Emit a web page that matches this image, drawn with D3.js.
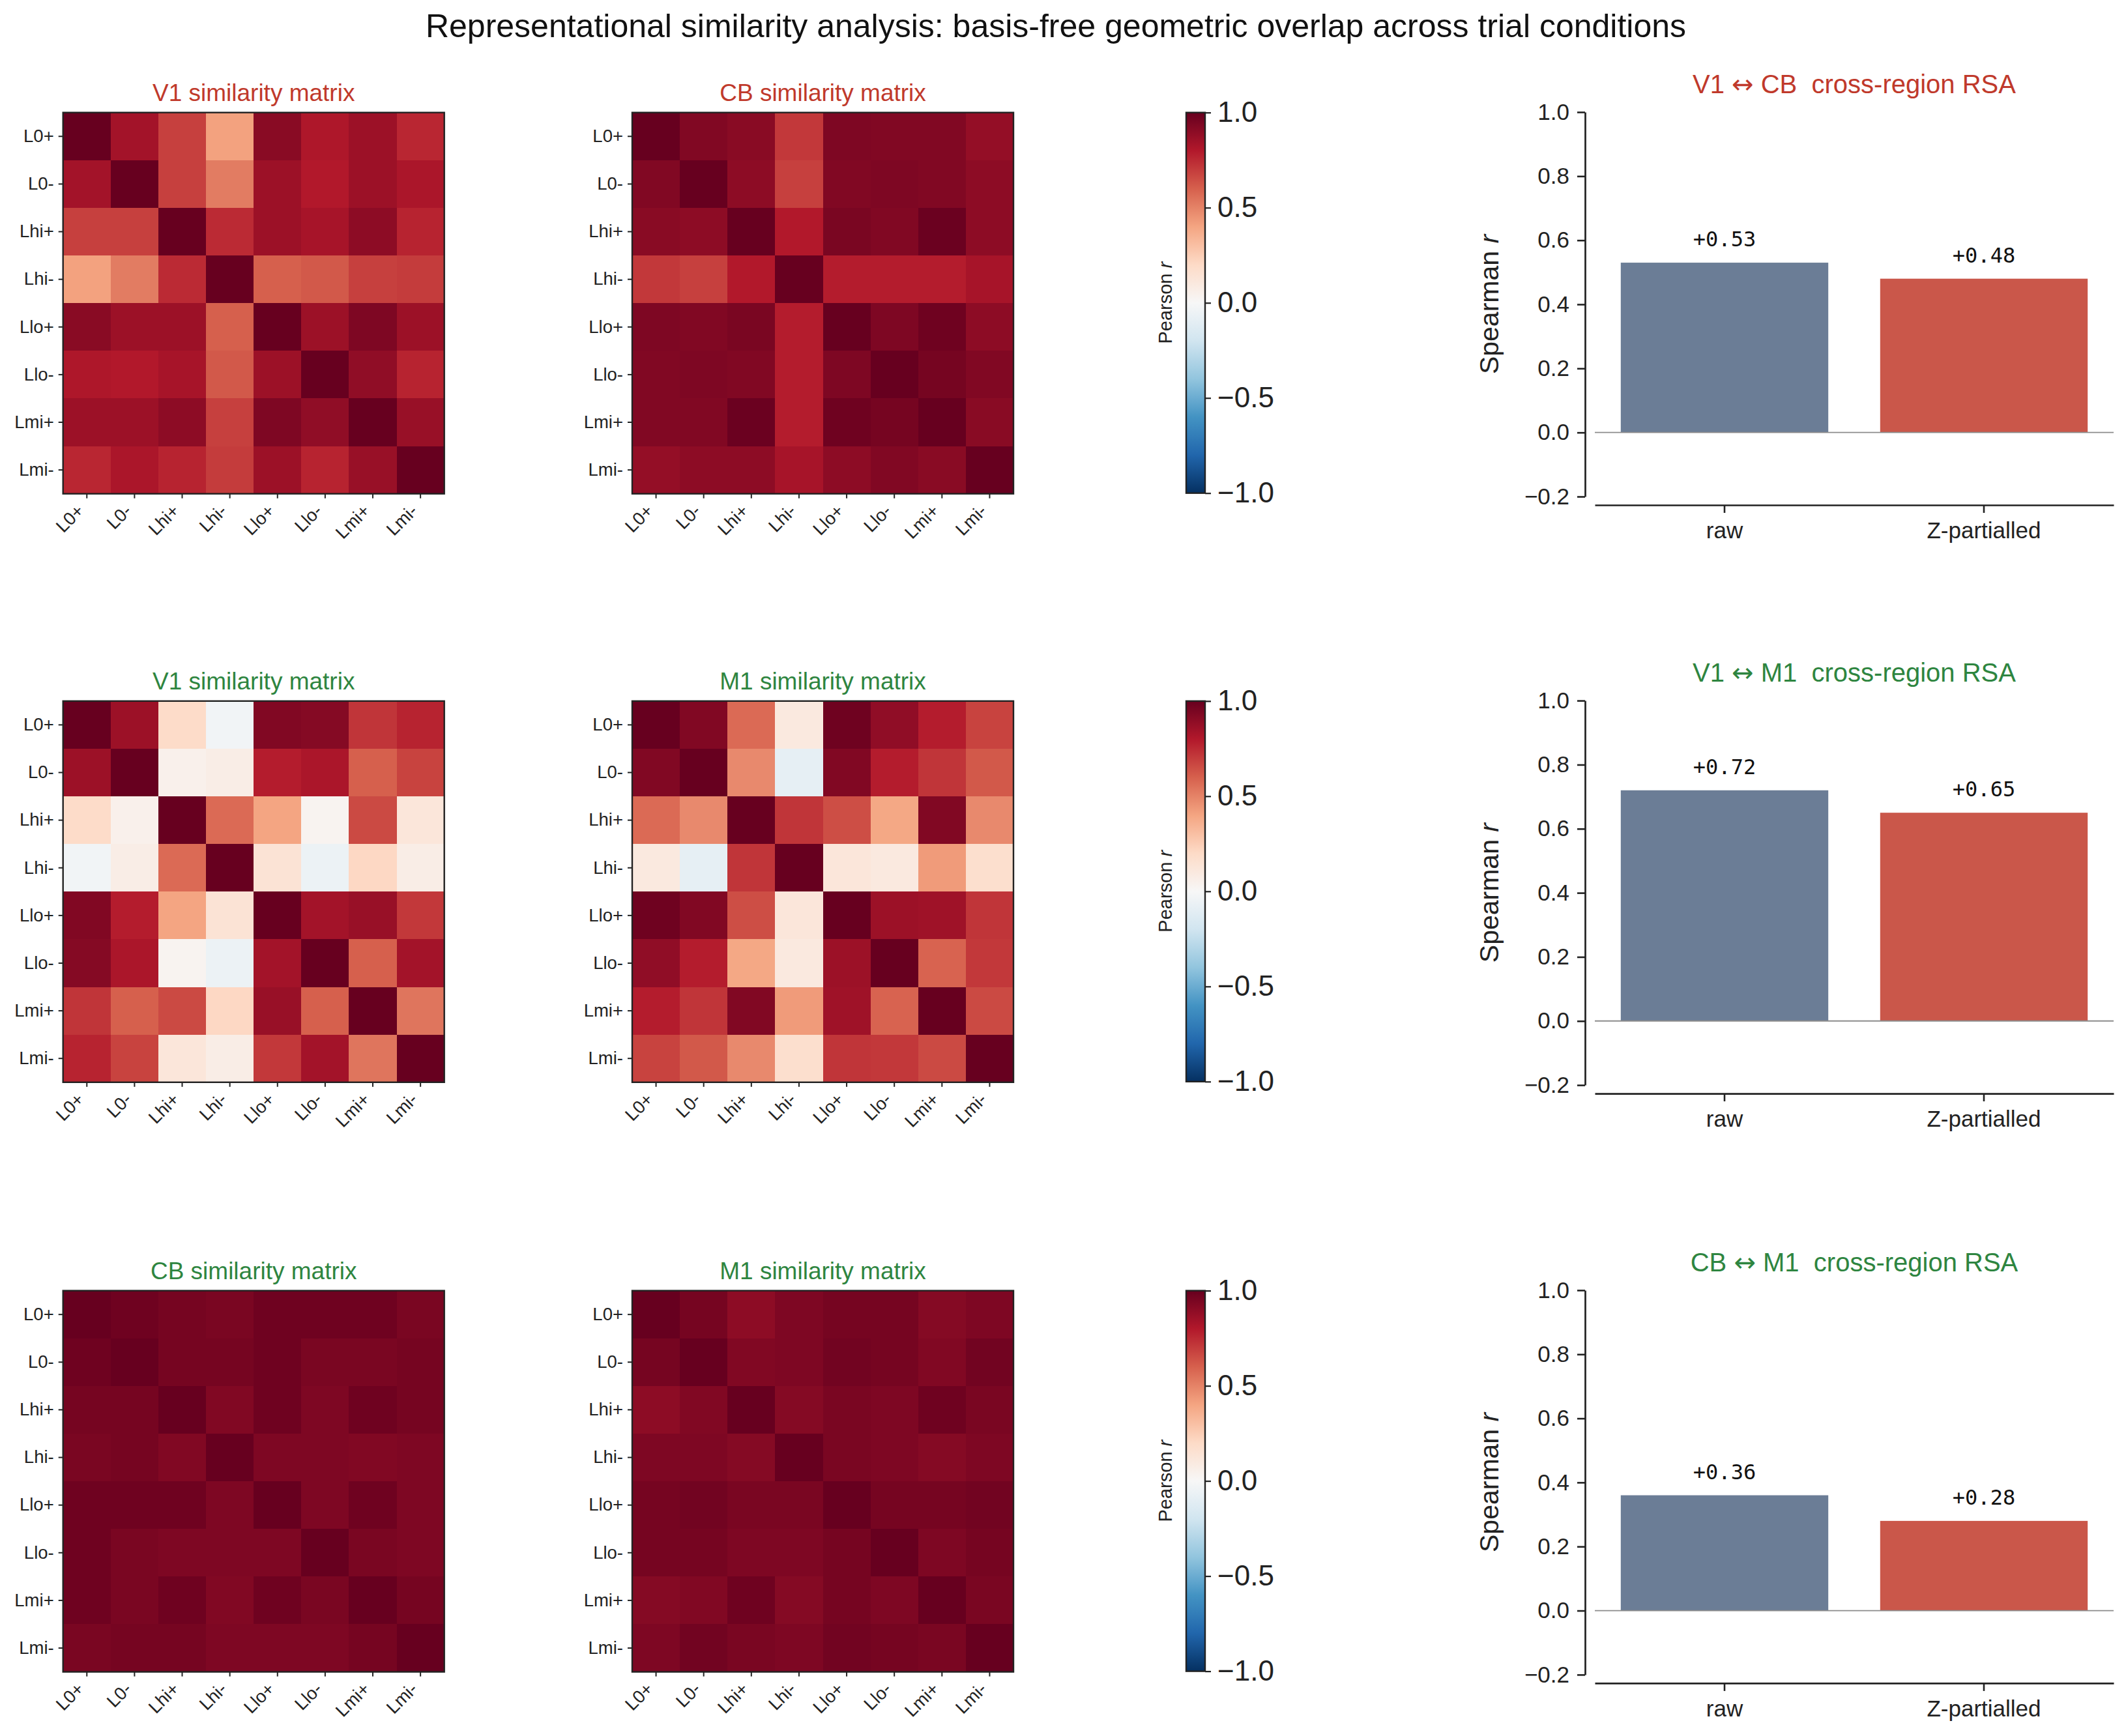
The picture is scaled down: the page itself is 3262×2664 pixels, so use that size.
<!DOCTYPE html>
<html>
<head>
<meta charset="utf-8">
<script src="https://cdn.jsdelivr.net/npm/d3@7"></script>
<style>
  body { margin: 0; background: #fff; }
  text { font-family: "Liberation Sans", Arial, Helvetica, sans-serif; fill: #222; }
  .mono { font-family: "DejaVu Sans Mono", "Liberation Mono", monospace; fill: #111; }
</style>
</head>
<body>
<svg id="fig" width="3262" height="2664"></svg>
<script>
// Trial conditions (rows / columns of every similarity matrix)
const conditions = ["L0+", "L0-", "Lhi+", "Lhi-", "Llo+", "Llo-", "Lmi+", "Lmi-"];

// Pearson r similarity matrices
const v1MatrixA = [
  [1.00, 0.84, 0.69, 0.41, 0.91, 0.81, 0.86, 0.76],
  [0.84, 1.00, 0.69, 0.52, 0.86, 0.80, 0.86, 0.82],
  [0.69, 0.69, 1.00, 0.75, 0.86, 0.83, 0.90, 0.77],
  [0.41, 0.52, 0.75, 1.00, 0.60, 0.62, 0.69, 0.70],
  [0.91, 0.86, 0.86, 0.60, 1.00, 0.86, 0.94, 0.86],
  [0.81, 0.80, 0.83, 0.62, 0.86, 1.00, 0.89, 0.77],
  [0.86, 0.86, 0.90, 0.69, 0.94, 0.89, 1.00, 0.87],
  [0.76, 0.82, 0.77, 0.70, 0.86, 0.77, 0.87, 1.00]
];
const cbMatrixA = [
  [1.00, 0.93, 0.91, 0.71, 0.94, 0.93, 0.93, 0.88],
  [0.93, 1.00, 0.90, 0.69, 0.93, 0.94, 0.93, 0.90],
  [0.91, 0.90, 1.00, 0.80, 0.95, 0.93, 0.99, 0.90],
  [0.71, 0.69, 0.80, 1.00, 0.79, 0.79, 0.79, 0.83],
  [0.94, 0.93, 0.95, 0.79, 1.00, 0.94, 0.98, 0.90],
  [0.93, 0.94, 0.93, 0.79, 0.94, 1.00, 0.96, 0.93],
  [0.93, 0.93, 0.99, 0.79, 0.98, 0.96, 1.00, 0.91],
  [0.88, 0.90, 0.90, 0.83, 0.90, 0.93, 0.91, 1.00]
];
const v1MatrixB = [
  [ 1.00, 0.86, 0.19, -0.03, 0.93,  0.92, 0.72, 0.77],
  [ 0.86, 1.00, 0.05,  0.07, 0.79,  0.82, 0.60, 0.68],
  [ 0.19, 0.05, 1.00,  0.57, 0.40,  0.03, 0.66, 0.12],
  [-0.03, 0.07, 0.57,  1.00, 0.14, -0.06, 0.21, 0.07],
  [ 0.93, 0.79, 0.40,  0.14, 1.00,  0.84, 0.87, 0.71],
  [ 0.92, 0.82, 0.03, -0.06, 0.84,  1.00, 0.60, 0.84],
  [ 0.72, 0.60, 0.66,  0.21, 0.87,  0.60, 1.00, 0.54],
  [ 0.77, 0.68, 0.12,  0.07, 0.71,  0.84, 0.54, 1.00]
];
const m1MatrixB = [
  [1.00,  0.93, 0.57,  0.10, 0.98, 0.89, 0.79, 0.68],
  [0.93,  1.00, 0.48, -0.09, 0.93, 0.79, 0.72, 0.62],
  [0.57,  0.48, 1.00,  0.72, 0.65, 0.39, 0.93, 0.48],
  [0.10, -0.09, 0.72,  1.00, 0.12, 0.10, 0.43, 0.17],
  [0.98,  0.93, 0.65,  0.12, 1.00, 0.86, 0.85, 0.72],
  [0.89,  0.79, 0.39,  0.10, 0.86, 1.00, 0.59, 0.71],
  [0.79,  0.72, 0.93,  0.43, 0.85, 0.59, 1.00, 0.66],
  [0.68,  0.62, 0.48,  0.17, 0.72, 0.71, 0.66, 1.00]
];
const cbMatrixC = [
  [1.00, 0.98, 0.96, 0.95, 0.98, 0.98, 0.98, 0.95],
  [0.98, 1.00, 0.96, 0.96, 0.98, 0.95, 0.95, 0.96],
  [0.96, 0.96, 1.00, 0.93, 0.98, 0.94, 0.98, 0.96],
  [0.95, 0.96, 0.93, 1.00, 0.94, 0.94, 0.93, 0.94],
  [0.98, 0.98, 0.98, 0.94, 1.00, 0.94, 0.98, 0.94],
  [0.98, 0.95, 0.94, 0.94, 0.94, 1.00, 0.95, 0.94],
  [0.98, 0.95, 0.98, 0.93, 0.98, 0.95, 1.00, 0.96],
  [0.95, 0.96, 0.96, 0.94, 0.94, 0.94, 0.96, 1.00]
];
const m1MatrixC = [
  [1.00, 0.96, 0.90, 0.94, 0.96, 0.96, 0.92, 0.94],
  [0.96, 1.00, 0.93, 0.94, 0.97, 0.96, 0.93, 0.97],
  [0.90, 0.93, 1.00, 0.92, 0.95, 0.94, 0.98, 0.95],
  [0.94, 0.94, 0.92, 1.00, 0.95, 0.94, 0.92, 0.94],
  [0.96, 0.97, 0.95, 0.95, 1.00, 0.96, 0.96, 0.97],
  [0.96, 0.96, 0.94, 0.94, 0.96, 1.00, 0.94, 0.96],
  [0.92, 0.93, 0.98, 0.92, 0.96, 0.94, 1.00, 0.95],
  [0.94, 0.97, 0.95, 0.94, 0.97, 0.96, 0.95, 1.00]
];

// Cross-region RSA (Spearman r)
const rsaMethods = ["raw", "Z-partialled"];
const rsaV1CB = [0.53, 0.48];
const rsaV1M1 = [0.72, 0.65];
const rsaCBM1 = [0.36, 0.28];

const rsaTicks = [-0.2, 0.0, 0.2, 0.4, 0.6, 0.8, 1.0];
const cbarTicks = [-1, -0.5, 0, 0.5, 1];

// matplotlib RdBu_r anchor colours (from +1 down to -1)
const rdbuColors = ["#67001f", "#b2182b", "#d6604d", "#f4a582", "#fddbc7", "#f7f7f7",
                    "#d1e5f0", "#92c5de", "#4393c3", "#2166ac", "#053061"];

const mainTitle = "Representational similarity analysis: basis-free geometric overlap across trial conditions";

// panel rows: two matrices, then the cross-region bar chart
const rows = [
  { mats: [v1MatrixA, cbMatrixA], names: ["V1", "CB"], rsa: rsaV1CB, color: "#c0392b" },
  { mats: [v1MatrixB, m1MatrixB], names: ["V1", "M1"], rsa: rsaV1M1, color: "#2e8540" },
  { mats: [cbMatrixC, m1MatrixC], names: ["CB", "M1"], rsa: rsaCBM1, color: "#2e8540" }
];

const svg = d3.select("#fig");
const ink = "#222";

const color = d3.scaleLinear()
  .domain(d3.range(11).map(i => 1 - i * 0.2))
  .range(rdbuColors)
  .interpolate(d3.interpolateRgb)
  .clamp(true);

const rowTops = [172.7, 1075.8, 1980.6];
const heatLeft = [96.7, 970];
const heatSize = 585;
const cbarLeft = 1820, cbarWidth = 29;
const barLeft = 2447, barRight = 3243, barHeight = 590;

svg.append("text")
  .attr("x", 1620)
  .attr("y", 57)
  .attr("text-anchor", "middle")
  .attr("font-size", 50)
  .style("fill", "#111")
  .text(mainTitle);

function styleAxis(g, fontSize, tickWidth) {
  g.selectAll("text").attr("font-size", fontSize).style("fill", ink).attr("font-family", null);
  g.selectAll("line").attr("stroke", ink).attr("stroke-width", tickWidth);
  g.selectAll("path.domain").attr("stroke", ink);
}

function drawHeatmap(x0, y0, matrix, title, titleColor) {
  const xs = d3.scaleBand().domain(conditions).range([x0, x0 + heatSize]);
  const ys = d3.scaleBand().domain(conditions).range([y0, y0 + heatSize]);
  const cells = [];
  matrix.forEach((row, i) => row.forEach((v, j) => cells.push({ r: conditions[i], c: conditions[j], v })));

  const g = svg.append("g");
  g.selectAll("rect.cell")
    .data(cells)
    .enter()
    .append("rect")
    .attr("class", "cell")
    .attr("x", d => xs(d.c))
    .attr("y", d => ys(d.r))
    .attr("width", xs.bandwidth() + 0.6)
    .attr("height", ys.bandwidth() + 0.6)
    .attr("fill", d => color(d.v))
    .attr("shape-rendering", "crispEdges");

  g.append("rect")
    .attr("x", x0).attr("y", y0)
    .attr("width", heatSize).attr("height", heatSize)
    .attr("fill", "none").attr("stroke", ink).attr("stroke-width", 2.4);

  const left = g.append("g")
    .attr("transform", `translate(${x0},0)`)
    .call(d3.axisLeft(ys).tickSize(7).tickPadding(7).tickSizeOuter(0));
  left.select(".domain").remove();
  styleAxis(left, 27.5, 2);

  const bottom = g.append("g")
    .attr("transform", `translate(0,${y0 + heatSize})`)
    .call(d3.axisBottom(xs).tickSize(7).tickSizeOuter(0));
  bottom.select(".domain").remove();
  styleAxis(bottom, 27.5, 2);
  bottom.selectAll("text")
    .attr("y", null).attr("dy", null)
    .attr("text-anchor", "end")
    .attr("transform", "translate(-3,28) rotate(-45)");

  g.append("text")
    .attr("x", x0 + heatSize / 2)
    .attr("y", y0 - 18)
    .attr("text-anchor", "middle")
    .attr("font-size", 37)
    .style("fill", titleColor)
    .text(title);
}

function drawColorbar(y0, idx) {
  const h = heatSize - 1;
  const gid = "cbar" + idx;
  const grad = svg.append("defs").append("linearGradient")
    .attr("id", gid).attr("x1", 0).attr("y1", 1).attr("x2", 0).attr("y2", 0);
  d3.range(0, 1.0001, 0.05).forEach(t => {
    grad.append("stop").attr("offset", t).attr("stop-color", color(-1 + 2 * t));
  });
  svg.append("rect")
    .attr("x", cbarLeft).attr("y", y0)
    .attr("width", cbarWidth).attr("height", h)
    .attr("fill", `url(#${gid})`)
    .attr("stroke", ink).attr("stroke-width", 2.4);

  const cs = d3.scaleLinear().domain([-1, 1]).range([y0 + h, y0]);
  const ax = svg.append("g")
    .attr("transform", `translate(${cbarLeft + cbarWidth},0)`)
    .call(d3.axisRight(cs).tickValues(cbarTicks).tickFormat(d3.format(".1f")).tickSize(9).tickPadding(10).tickSizeOuter(0));
  ax.select(".domain").remove();
  styleAxis(ax, 44, 2.2);

  const lab = svg.append("text")
    .attr("transform", `translate(${cbarLeft - 22},${y0 + h / 2}) rotate(-90)`)
    .attr("text-anchor", "middle")
    .attr("font-size", 29);
  lab.append("tspan").text("Pearson ");
  lab.append("tspan").attr("font-style", "italic").text("r");
}

function drawBars(y0, values, names, titleColor) {
  const x = d3.scaleBand().domain(rsaMethods).range([barLeft, barRight]).paddingInner(0.2).paddingOuter(0.1);
  const y = d3.scaleLinear().domain([-0.2, 1.0]).range([y0 + barHeight, y0]);
  const data = rsaMethods.map((m, i) => ({ m, v: values[i] }));
  const barColors = d3.scaleOrdinal().domain(rsaMethods).range(["#6b7d96", "#ca574a"]);

  const g = svg.append("g");
  g.selectAll("rect.bar")
    .data(data)
    .enter()
    .append("rect")
    .attr("class", "bar")
    .attr("x", d => x(d.m))
    .attr("width", x.bandwidth())
    .attr("y", d => y(Math.max(0, d.v)))
    .attr("height", d => Math.abs(y(d.v) - y(0)))
    .attr("fill", d => barColors(d.m));

  g.append("line")
    .attr("x1", barLeft).attr("x2", barRight)
    .attr("y1", y(0)).attr("y2", y(0))
    .attr("stroke", "#8c8c8c").attr("stroke-width", 1.8);

  g.selectAll("text.val")
    .data(data)
    .enter()
    .append("text")
    .attr("class", "mono")
    .attr("x", d => x(d.m) + x.bandwidth() / 2)
    .attr("y", d => y(d.v) - 25)
    .attr("text-anchor", "middle")
    .attr("font-size", 32)
    .text(d => d3.format("+.2f")(d.v));

  const ya = g.append("g")
    .attr("transform", `translate(${barLeft - 15},0)`)
    .call(d3.axisLeft(y).tickValues(rsaTicks).tickFormat(d3.format(".1f")).tickSize(12).tickPadding(12).tickSizeOuter(0));
  styleAxis(ya, 35, 2.6);
  ya.select(".domain").attr("stroke-width", 2.7);

  const xa = g.append("g")
    .attr("transform", `translate(0,${y0 + barHeight + 13})`)
    .call(d3.axisBottom(x).tickSize(12).tickPadding(14).tickSizeOuter(0));
  styleAxis(xa, 35, 2.6);
  xa.select(".domain").attr("stroke-width", 2.7);

  const yl = g.append("text")
    .attr("transform", `translate(${barLeft - 148},${y0 + barHeight / 2}) rotate(-90)`)
    .attr("text-anchor", "middle")
    .attr("font-size", 41);
  yl.append("tspan").text("Spearman ");
  yl.append("tspan").attr("font-style", "italic").text("r");

  const t = g.append("text")
    .attr("x", (barLeft + barRight) / 2)
    .attr("y", y0 - 29)
    .attr("text-anchor", "middle")
    .attr("font-size", 40)
    .style("fill", titleColor)
    .style("white-space", "pre");
  t.append("tspan").text(names[0] + " ");
  t.append("tspan").attr("font-family", "DejaVu Sans").style("fill", titleColor).text("\u2194");
  t.append("tspan").text(" " + names[1] + "  cross-region RSA");
}

rows.forEach((row, i) => {
  const top = rowTops[i];
  row.mats.forEach((m, k) => drawHeatmap(heatLeft[k], top, m, `${row.names[k]} similarity matrix`, row.color));
  drawColorbar(top, i);
  drawBars(top - 0.7, row.rsa, row.names, row.color);
});
</script>
</body>
</html>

────────────────────

● Requirements: From the listing, copy every line where the string "that" appears.

● Result of this task:
Emit a web page that matches this image, drawn with D3.js.
The picture is scaled down: the page itself is 3262×2664 pixels, so use that size.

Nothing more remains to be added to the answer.